* WHAT IS EXPECTED *
Nothing after the line with "from matplotlib.patches import" belongs in the copy; extract the lines below from the top through that line, pictures left out.
===== GIVEN INFORMATION
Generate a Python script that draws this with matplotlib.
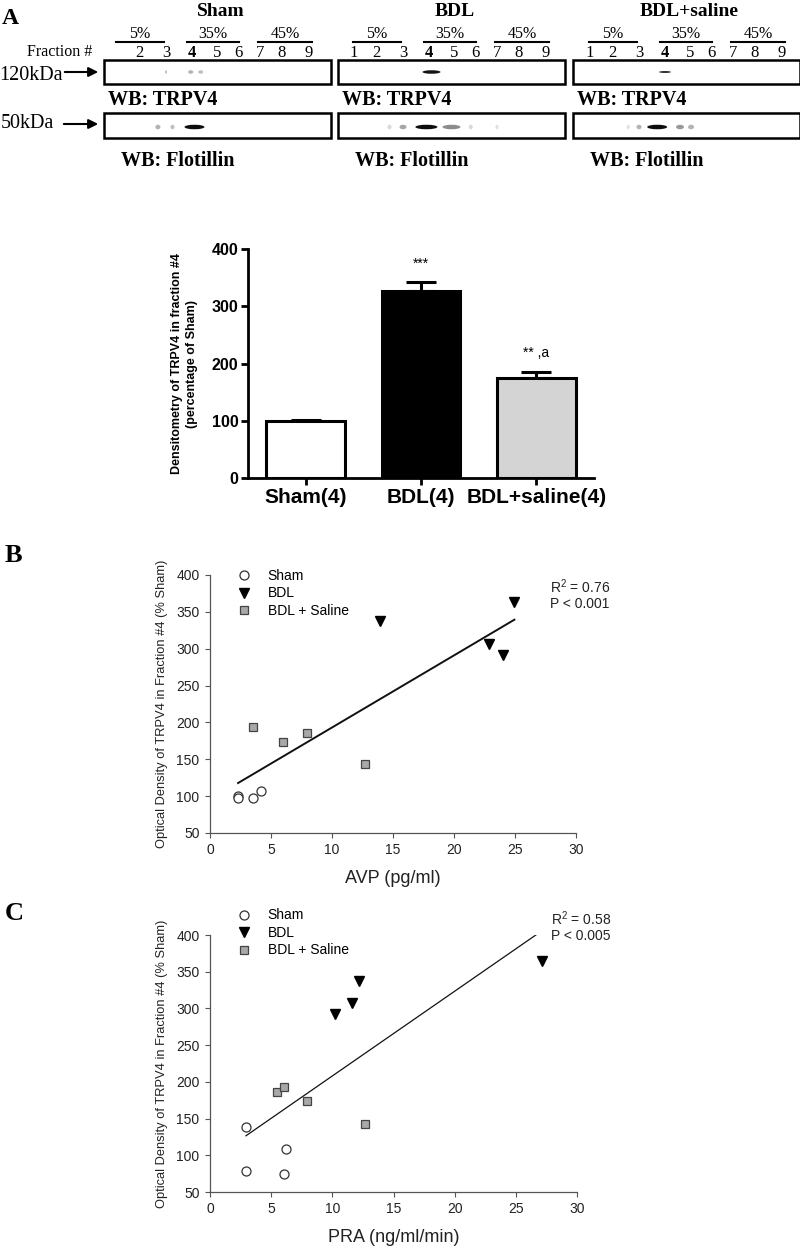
import numpy as np
import matplotlib
matplotlib.use('Agg')
import matplotlib.pyplot as plt
from matplotlib.patches import Ellipse, Rectangle

# ---- panel A: blots ----
blot_titles = ['Sham', 'BDL', 'BDL+saline']
blot_lanes = [[2, 3, 4, 5, 6, 7, 8, 9],
              [1, 2, 3, 4, 5, 6, 7, 8, 9],
              [1, 2, 3, 4, 5, 6, 7, 8, 9]]
gradient_labels = ['5%', '35%', '45%']
# (lane, intensity, width px)
trpv4_bands = [[(3.0, 0.25, 2), (3.95, 0.3, 5), (4.35, 0.25, 5)],
               [(4.1, 0.92, 18)],
               [(4.0, 0.9, 12)]]
flotillin_bands = [[(2.7, 0.3, 5), (3.25, 0.25, 4), (4.1, 0.95, 20)],
                   [(2.5, 0.15, 4), (3.0, 0.35, 7), (3.9, 0.95, 22), (4.9, 0.45, 18), (5.8, 0.15, 4), (7.0, 0.12, 3)],
                   [(2.6, 0.12, 3), (3.0, 0.3, 5), (3.7, 0.95, 20), (4.6, 0.4, 8), (5.05, 0.3, 6)]]

# ---- panel A: densitometry ----
bar_labels = ['Sham(4)', 'BDL(4)', 'BDL+saline(4)']
bar_means = [100, 327, 175]
bar_sem = [2, 15, 10]
bar_marks = ['', '***', '** ,a']
bar_colors = ['white', 'black', '#d4d4d4']

# ---- panel B: AVP ----
avp_sham = [2.3, 2.3, 3.5, 4.15]
od_sham_b = [100, 98, 97, 107]
avp_bdl = [13.9, 24.95, 22.9, 24.0]
od_bdl_b = [337, 363, 307, 291]
avp_sal = [3.55, 5.96, 7.93, 12.7]
od_sal_b = [194, 174, 186, 143]

# ---- panel C: PRA ----
pra_sham = [2.94, 2.94, 6.05, 6.2]
od_sham_c = [139, 79, 74, 109]
pra_bdl = [10.2, 11.6, 12.2, 27.1]
od_bdl_c = [292, 307, 337, 365]
pra_sal = [5.5, 6.05, 7.95, 12.65]
od_sal_c = [186, 193, 174, 142]

W, H = 800, 1252
serif = 'Liberation Serif'
sans = 'Liberation Sans'

fig = plt.figure(figsize=(W / 100, H / 100), dpi=100)


def px_axes(x0, y0, x1, y1):
    return fig.add_axes([x0 / W, 1 - y1 / H, (x1 - x0) / W, (y1 - y0) / H])


# overlay in pixel coordinates for the blot drawing
ax0 = fig.add_axes([0, 0, 1, 1])
ax0.set_xlim(0, W)
ax0.set_ylim(H, 0)
ax0.axis('off')

box_left = [104, 338, 573]
box_shift = [-3, 0, 1]
box_w = 227
lane_off = [16, 38, 65, 91, 116, 137, 159, 181, 208]
grad_off = [(15, 63), (86, 138), (157, 211)]

ax0.text(2, 18, 'A', family=serif, fontweight='bold', fontsize=17, va='center')
ax0.text(27, 52, 'Fraction #', family=serif, fontsize=11.5, va='center')
ax0.text(-1, 75, '120kDa', family=serif, fontsize=14.5, va='center')
ax0.text(1, 124, '50kDa', family=serif, fontsize=14.5, va='center')
ax0.annotate('', xy=(101, 72), xytext=(62, 72),
             arrowprops=dict(arrowstyle='-|>', color='black', lw=1.5, mutation_scale=14))
ax0.annotate('', xy=(101, 124), xytext=(61, 124),
             arrowprops=dict(arrowstyle='-|>', color='black', lw=1.5, mutation_scale=14))

for i, title in enumerate(blot_titles):
    bl = box_left[i]
    sh = box_shift[i]
    ax0.text(bl + box_w / 2 + 3, 12, title, family=serif, fontweight='bold',
             fontsize=14, ha='center', va='center')
    for j, g in enumerate(gradient_labels):
        a, b = grad_off[j]
        ax0.plot([bl + a + sh, bl + b + sh], [42, 42], color='black', lw=1.5)
        ax0.text(bl + (a + b) / 2 + sh, 34, g, family=serif, fontsize=11.5,
                 ha='center', va='center')
    for lane in blot_lanes[i]:
        ax0.text(bl + lane_off[lane - 1] + sh, 53, str(lane), family=serif,
                 fontsize=12, ha='center', va='center',
                 fontweight='bold' if lane == 4 else 'normal')
    ax0.add_patch(Rectangle((bl, 60), box_w, 24, fill=False, lw=1.8, ec='black'))
    ax0.add_patch(Rectangle((bl, 113), box_w, 25, fill=False, lw=1.8, ec='black'))
    for lane, inten, bw in trpv4_bands[i]:
        cx = bl + np.interp(lane, range(1, 10), lane_off) + sh
        hh = 1.8 if i == 2 else 3.5
        ax0.add_patch(Ellipse((cx, 72), bw, hh, color=str(1 - inten), lw=0))
    for lane, inten, bw in flotillin_bands[i]:
        cx = bl + np.interp(lane, range(1, 10), lane_off) + sh
        ax0.add_patch(Ellipse((cx, 127), bw, 4.5, color=str(1 - inten), lw=0))
    ax0.text(bl + 4, 100, 'WB: TRPV4', family=serif, fontweight='bold',
             fontsize=14.5, va='center')
    ax0.text(bl + 17, 161, 'WB: Flotillin', family=serif, fontweight='bold',
             fontsize=14.5, va='center')

# ---- bar chart ----
ax1 = px_axes(248, 249, 594, 478)
xpos = np.arange(len(bar_labels))
ax1.bar(xpos, bar_means, width=0.68, color=bar_colors, edgecolor='black',
        linewidth=2.2, zorder=3)
ax1.errorbar(xpos, bar_means, yerr=[np.zeros(3), bar_sem], fmt='none',
             ecolor='black', elinewidth=2.2, capsize=11, capthick=2.2, zorder=2)
for x, m, s, t in zip(xpos, bar_means, bar_sem, bar_marks):
    ax1.text(x, m + s + 33, t, family=sans, fontsize=10, ha='center', va='center')
ax1.set_xlim(-0.5, 2.5)
ax1.set_ylim(0, 400)
ax1.set_yticks([0, 100, 200, 300, 400])
ax1.set_xticks(xpos)
ax1.set_xticklabels(bar_labels)
for sp in ['top', 'right']:
    ax1.spines[sp].set_visible(False)
for sp in ['left', 'bottom']:
    ax1.spines[sp].set_linewidth(2)
ax1.tick_params(axis='both', width=2, length=5, pad=2)
for lab in ax1.get_yticklabels():
    lab.set_fontfamily(sans)
    lab.set_fontweight('bold')
    lab.set_fontsize(11.5)
for lab in ax1.get_xticklabels():
    lab.set_fontfamily(sans)
    lab.set_fontweight('bold')
    lab.set_fontsize(15)
ax1.set_ylabel('Densitometry of TRPV4 in fraction #4\n(percentage of Sham)',
               family=sans, fontweight='bold', fontsize=9, labelpad=10,
               linespacing=1.3)


# ---- scatter panels ----
def scatter_panel(ax, xs, ys, xlabel, r2, pval, line_w, leg_y, txt_y):
    ax.plot(xs[0], ys[0], 'o', ms=6.5, mfc='white', mec='#333333', mew=0.9,
            ls='none', label='Sham')
    ax.plot(xs[1], ys[1], 'v', ms=7, color='black', ls='none', label='BDL')
    ax.plot(xs[2], ys[2], 's', ms=6, mfc='#a8a8a8', mec='#444444', mew=0.9,
            ls='none', label='BDL + Saline')
    allx = np.concatenate([np.asarray(v, float) for v in xs])
    ally = np.concatenate([np.asarray(v, float) for v in ys])
    k, b = np.polyfit(allx, ally, 1)
    lx = np.array([allx.min(), allx.max()])
    ax.plot(lx, k * lx + b, color='#111111', lw=line_w, zorder=1)
    ax.set_xlim(0, 30)
    ax.set_ylim(50, 400)
    ax.set_xticks(range(0, 31, 5))
    ax.set_yticks(range(50, 401, 50))
    for sp in ['top', 'right']:
        ax.spines[sp].set_visible(False)
    for sp in ['left', 'bottom']:
        ax.spines[sp].set_color('#555555')
        ax.spines[sp].set_linewidth(0.9)
    ax.tick_params(axis='both', length=3.5, width=0.8, color='#555555',
                   labelcolor='#222222', labelsize=10, pad=4)
    for lab in ax.get_xticklabels() + ax.get_yticklabels():
        lab.set_fontfamily(sans)
    ax.set_xlabel(xlabel, family=sans, fontsize=13, color='#222222', labelpad=9)
    ax.set_ylabel('Optical Density of TRPV4 in Fraction #4 (% Sham)',
                  family=sans, fontsize=9.3, color='#222222', labelpad=6)
    ax.legend(loc='upper left', bbox_to_anchor=(0.04, leg_y), frameon=False,
              prop={'family': sans, 'size': 10}, labelspacing=0.25,
              handletextpad=0.7, borderaxespad=0)
    ax.text(0.93, txt_y, '$\\mathregular{R^2}$ = ' + r2 + '\nP < ' + pval,
            transform=ax.transAxes, family=sans, fontsize=10, color='#222222',
            va='top', linespacing=1.1)


axB = px_axes(210, 575, 576, 833)
scatter_panel(axB, [avp_sham, avp_bdl, avp_sal], [od_sham_b, od_bdl_b, od_sal_b],
              'AVP (pg/ml)', '0.76', '0.001', 1.4, 1.045, 0.99)
axC = px_axes(210, 935, 577, 1192)
scatter_panel(axC, [pra_sham, pra_bdl, pra_sal], [od_sham_c, od_bdl_c, od_sal_c],
              'PRA (ng/ml/min)', '0.58', '0.005', 0.9, 1.125, 1.1)

ax0.text(5, 556, 'B', family=serif, fontweight='bold', fontsize=19, va='center')
ax0.text(5, 914, 'C', family=serif, fontweight='bold', fontsize=19, va='center')

fig.savefig('out.png', dpi=100)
==========
* TASK SOLUTION *
Generate a Python script that draws this with matplotlib.
import numpy as np
import matplotlib
matplotlib.use('Agg')
import matplotlib.pyplot as plt
from matplotlib.patches import Ellipse, Rectangle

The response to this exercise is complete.